- Press Release
- September 11, 2022
Bacterial Evolution In Ancient Sub-seafloor Sediments
Micro-organisms persisting deep below the seafloor for millions of years continue to evolve despite living at the energy limit to life.
On the surface of the Earth where nutrients are in ample supply, bacteria proliferate and evolve at an accelerated rate compared to plants and animals. Cells divide rapidly, and random mutations accumulate at a correspondingly high rate. Since many of these genetic changes alter the properties of the cells that carry them, their effects soon become fixed features of the genome. Bacteria also make use of various modes of genetic exchange, which enables recombination between diverse genomes. This process serves to mitigate the effects of deleterious mutations, while allowing favorable mutations that confer beneficial traits to be propagated. In addition, environmental factors such as the presence of antibiotics exert selective pressures that further contribute to bacterial evolution.
The type of genetic exchange and mode of evolution outlined above is common for bacteria in terrestrial habitats like soil and in the oceans. But in the deep sea, bacteria can also be found at depths of more than 10 m below the seafloor where they persist under extreme energy limitation, close to the energy limit to life, in sediments that more than one million years old. In these settings nearly all the nutrients are consumed at the seafloor surface leaving extremely low food supply for the bacteria that persist deep below the seafloor. Can cells in such an extreme and ancient setting continue to divide and evolve? “Some scientists have posed the hypothesis that the rates of cellular division are too slow and evolution cannot take place under such conditions,” says Professor William Orsi, geomicrobiologist in the Paleontology & Geobiology Section of the Department of Earth and Environmental Sciences at Ludwig-Maximilians-Universitaet (LMU) in Munich, and a member of the GeoBio Center. The rationale for this assessment is based on the fact that the extreme energy limitation that bacterial populations face in ancient sediments several meters below the seafloor results in very low rates of metabolism, and should therefore bacteria will divide very slowly – or possibly not at all. Under such conditions, the slow rate of growth and the speed at which new traits can spread through populations may simply be too slow to allow evolution to happen.
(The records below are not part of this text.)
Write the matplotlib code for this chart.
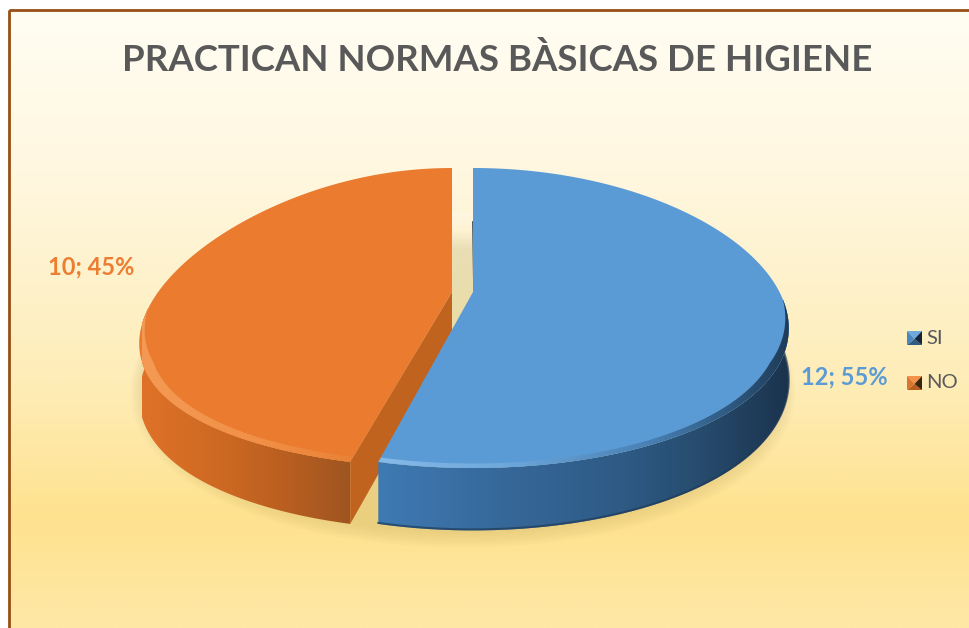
import numpy as np
import matplotlib
matplotlib.use("Agg")
import matplotlib.pyplot as plt
from matplotlib.colors import LinearSegmentedColormap as LSC
from matplotlib.patches import Polygon, Rectangle

title = "PRACTICAN NORMAS BÀSICAS DE HIGIENE"
labels = ["SI", "NO"]
values = [12, 10]
colors = ["#5B9BD5", "#ED7D31"]

plt.rcParams['font.family'] = ['Lato', 'DejaVu Sans']

fig = plt.figure(figsize=(9.7, 6.28), dpi=100)
ax = fig.add_axes([0, 0, 1, 1])
ax.set_axis_off()
ax.set_xlim(0, 970)
ax.set_ylim(628, 0)

mid_y = 318
apex_y = 292


def project(theta, cx, a, p, scale=1.0, drop=0.0):
  # pie plane to screen, near side drawn larger
  b = 150
  u = np.sin(theta)
  v = -np.cos(theta)
  x = cx + scale * a * u * (1 + p * v)
  y = mid_y + scale * b * v + drop * (1 + 0.2 * v)
  return np.column_stack([x, y])


def grad(poly, stops, extent, vertical=False, zorder=2):
  cmap = LSC.from_list("g", stops)
  g = np.linspace(0, 1, 256)
  g = g[:, None] if vertical else g[None, :]
  im = ax.imshow(g, cmap=cmap, extent=extent, aspect="auto", zorder=zorder, interpolation="bilinear")
  patch = Polygon(poly, closed=True, transform=ax.transData, fc="none", ec="none")
  ax.add_patch(patch)
  im.set_clip_path(patch)
  return im


# background and frame
grad([(10, 11), (970, 11), (970, 628), (10, 628)],
     [(0, "#FFFDF3"), (0.3, "#FFF6DC"), (0.6, "#FEEDB8"), (0.82, "#FEE28F"), (1, "#FEE8A6")],
     (10, 970, 628, 11), vertical=True, zorder=0)
ax.add_patch(Rectangle((9, 10), 970, 640, fc="none", ec="#964F14", lw=2, zorder=1))

ax.text(497, 60, title, fontsize=26.4, fontweight="bold", color="#595959", ha="center", va="center", zorder=6)

# slice angles from the values, clockwise from 12 o'clock
split = 2 * np.pi * values[0] / sum(values)
depth = 52
blue_cx, blue_a, blue_p = 473, 315, 0.07
orange_cx, orange_a, orange_p = 452, 308, 0.18

# ground shadow, front half only so it stays out of the gap
shadow_t = np.linspace(0.45 * np.pi, 1.55 * np.pi, 200)
for k in range(8):
  pts = project(shadow_t, 463, 318, 0.08, scale=1.0 + 0.006 * k, drop=depth + 2 + k)
  ax.add_patch(Polygon(pts, fc="#B59A50", ec="none", alpha=0.03, zorder=1.5))

# orange slice
t = np.linspace(split, 2 * np.pi, 200)
top = project(t, orange_cx, orange_a, orange_p)
t2 = np.linspace(split, 1.52 * np.pi, 120)
arc = project(t2, orange_cx, orange_a, orange_p)
low = project(t2, orange_cx, orange_a, orange_p, drop=depth)
grad(np.vstack([arc, low[::-1]]),
     [(0, "#9E5520"), (0.3, "#B85E20"), (0.6, "#CC6822"), (1, "#DF7228")],
     (352, 142, 628, 0), zorder=2)
ax.add_patch(Polygon(np.vstack([[(orange_cx, apex_y)], top]), fc="#EA7B2F", ec="none", zorder=3))
# rim tapers off toward the back
taper = np.clip((1.52 * np.pi - t2) / (0.12 * np.pi), 0, 1)
inner = project(t2, orange_cx, orange_a, orange_p, scale=1 - 0.035 * taper)
grad(np.vstack([arc, inner[::-1]]), [(0, "#E98236"), (0.5, "#F29148"), (1, "#F49A54")],
     (352, 142, 628, 0), zorder=3.2)
corner = project(np.array([split]), orange_cx, orange_a, orange_p)
corner_low = project(np.array([split]), orange_cx, orange_a, orange_p, drop=depth)
ax.add_patch(Polygon(np.vstack([[(orange_cx, apex_y)], corner, corner_low, [(orange_cx, apex_y + depth)]]),
                     fc="#C0631F", ec="none", zorder=3.5))

# shadow in the gap between the slices
grad([(452, 212), (473, 212), (473, 330), (452, 330)], [(0, "#FFF7E2"), (0.15, "#FFF3D3"), (0.32, "#E9DDB4"), (1, "#EBDDA6")],
     (452, 473, 330, 212), vertical=True, zorder=1.6)

# blue slice
t = np.linspace(0, split, 300)
top = project(t, blue_cx, blue_a, blue_p)
t2 = np.linspace(0.46 * np.pi, split, 200)
arc = project(t2, blue_cx, blue_a, blue_p)
low = project(t2, blue_cx, blue_a, blue_p, drop=depth)
grad(np.vstack([arc, low[::-1]]),
     [(0, "#3F7AB3"), (0.3, "#36689A"), (0.6, "#2E5A84"), (0.8, "#264A6C"), (1, "#1B334D")],
     (378, 790, 628, 0), zorder=4)
ax.plot(low[:, 0], low[:, 1] - 1, color="#1F3C5A", lw=1.5, alpha=0.7, zorder=4.1)
ax.plot([473, 474], [222, apex_y], color="#1E3A56", lw=1.2, zorder=4.2)
ax.add_patch(Polygon(np.vstack([[(blue_cx, apex_y)], top]), fc=colors[0], ec="none", zorder=5))
taper = np.clip((t2 - 0.46 * np.pi) / (0.14 * np.pi), 0, 1)
inner = project(t2, blue_cx, blue_a, blue_p, scale=1 - 0.03 * taper)
grad(np.vstack([arc, inner[::-1]]),
     [(0, "#86BAE8"), (0.3, "#6FA8DC"), (0.65, "#4A82B6"), (0.85, "#2F5A82"), (1, "#1F3B58")],
     (378, 790, 628, 0), zorder=5.2)

# data labels
pct = [round(100 * v / sum(values)) for v in values]
ax.text(844, 377, f"{values[0]}; {pct[0]}%", fontsize=17, fontweight="bold", color=colors[0], ha="center", va="center", zorder=6)
ax.text(91, 267, f"{values[1]}; {pct[1]}%", fontsize=17, fontweight="bold", color=colors[1], ha="center", va="center", zorder=6)

# legend, the small pyramid keys
legend_y = [338, 383]
legend_shades = [("#6FA8DC", "#2F5A82", "#13253A", "#4A86C0"), ("#F29148", "#B85E20", "#3A2410", "#D9752C")]
for name, y, sh in zip(labels, legend_y, legend_shades):
  x0, x1, y0, y1 = 907, 922, y - 7, y + 7
  cx, cy = (x0 + x1) / 2, (y0 + y1) / 2 + 1
  ax.add_patch(Polygon([(x0, y0), (x1, y0), (cx, cy)], fc=sh[0], ec="none", zorder=6))
  ax.add_patch(Polygon([(x0, y1), (x1, y1), (cx, cy)], fc=sh[1], ec="none", zorder=6))
  ax.add_patch(Polygon([(x1, y0), (x1, y1), (cx, cy)], fc=sh[2], ec="none", zorder=6))
  ax.add_patch(Polygon([(x0, y0), (x0, y1), (cx, cy)], fc=sh[3], ec="none", zorder=6))
  ax.text(926, y, name, fontsize=14.5, color="#595959", ha="left", va="center", zorder=6)

ax.set_xlim(0, 970)
ax.set_ylim(628, 0)
fig.savefig("out.png", dpi=100)
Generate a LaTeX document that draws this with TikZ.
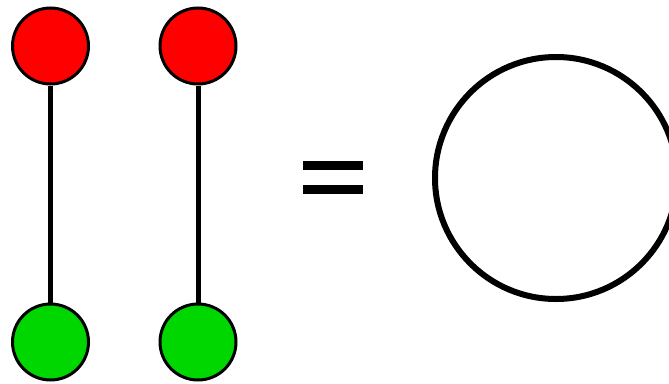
\documentclass[tikz,border=0pt]{standalone}
\definecolor{dotred}{RGB}{255,0,0}
\definecolor{dotgreen}{RGB}{0,214,0}
\tikzset{
  dot/.style={circle, draw=black, line width=3pt, minimum size=76pt, inner sep=0pt},
  reddot/.style={dot, fill=dotred},
  greendot/.style={dot, fill=dotgreen},
  edge/.style={line width=5pt},
  eqbar/.style={line width=9pt},
}
\begin{document}
\begin{tikzpicture}[x=1pt,y=-1pt]
\useasboundingbox (0,0) rectangle (669,383);
\clip (0,0) rectangle (669,383);
\node[reddot] (r1) at (50.5,46) {};
\node[reddot] (r2) at (198,46) {};
\node[greendot] (g1) at (50.5,342) {};
\node[greendot] (g2) at (198,342) {};
\draw[edge] (r1) -- (g1);
\draw[edge] (r2) -- (g2);
\coordinate (e1a) at (303,165.5);
\coordinate (e1b) at (363,165.5);
\coordinate (e2a) at (303,189.5);
\coordinate (e2b) at (363,189.5);
\draw[eqbar] (e1a) -- (e1b);
\draw[eqbar] (e2a) -- (e2b);
\node[circle, draw=black, line width=6pt, minimum size=242pt, inner sep=0pt] (big) at (556,178) {};
\end{tikzpicture}
\end{document}
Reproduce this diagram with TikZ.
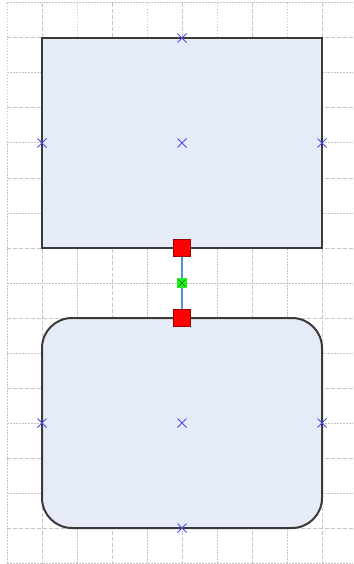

The theory seems plausible. But a new study shows that in fact evolution does indeed take place under these rather peculiar environmental conditions, as an LMU team led by Orsi, in collaboration with researchers at the University of Arizona and colleagues at the LMU have now shown. The study was conceived more than five years ago, when William Orsi and Gert Wörheide (who holds the Chair of Paleontology and Geobiology at LMU) conceived an idea to test the hypothesis that evolution is actually possible deep below the surface of the Earth. After Orsi had isolated bacteria belonging to the genus Thalassospira from samples of sub-seafloor sediments that were several millions of years old, they went on to analyze the genomes of the bacteria. They discovered that the genomes were characterized by the presence of a relatively high proportion of ‘pseudogenes’. Pseudogenes are the descendants of formerly functional genes that have acquired so many mutations over the course of time that they are effectively inactivated.
This finding implies that these bacteria have a tendency to accumulate deleterious mutations, which can ultimately lead to loss of the original functions of these genes. Moreover, in collaboration with colleagues at the University of Montreal, the LMU team discovered that the subseafloor Thalassospira bacteria genomes exhibited ten times lower levels of genetic recombination compared to surface world bacteria. The lack of recombination from neighboring bacteria resulted in newly acquired errors becoming fixed in the genomes of the subseafloor bacteria and can be passed on when the cells divided. Physical isolation from the surface world therefore resulted in genetic isolation. In the long term, these genetically isolated subseafloor organisms become established as idiosyncratic subtypes of their respective species that were buried in the sediments millions of years ago.
“A similar phenomenon has been observed in endosymbiotic bacteria, which live within the cells of other species,” says Orsi. Unlike free-living species, endosymbionts are genetically isolated, and little or no recombination takes place, so random mutations can pile up, giving rise to what is known as ‘genetic drift’. Purifying selection cannot take place, and genes are gradually inactivated, altered beyond recognition and ultimately lost. “The fact that we have found clear indications for comparable evolutionary mechanisms in bacteria recovered from sub-seafloor sediments suggests that such evolutionary processes occur in free-living bacteria far more often than we have hitherto assumed,” Orsi concludes.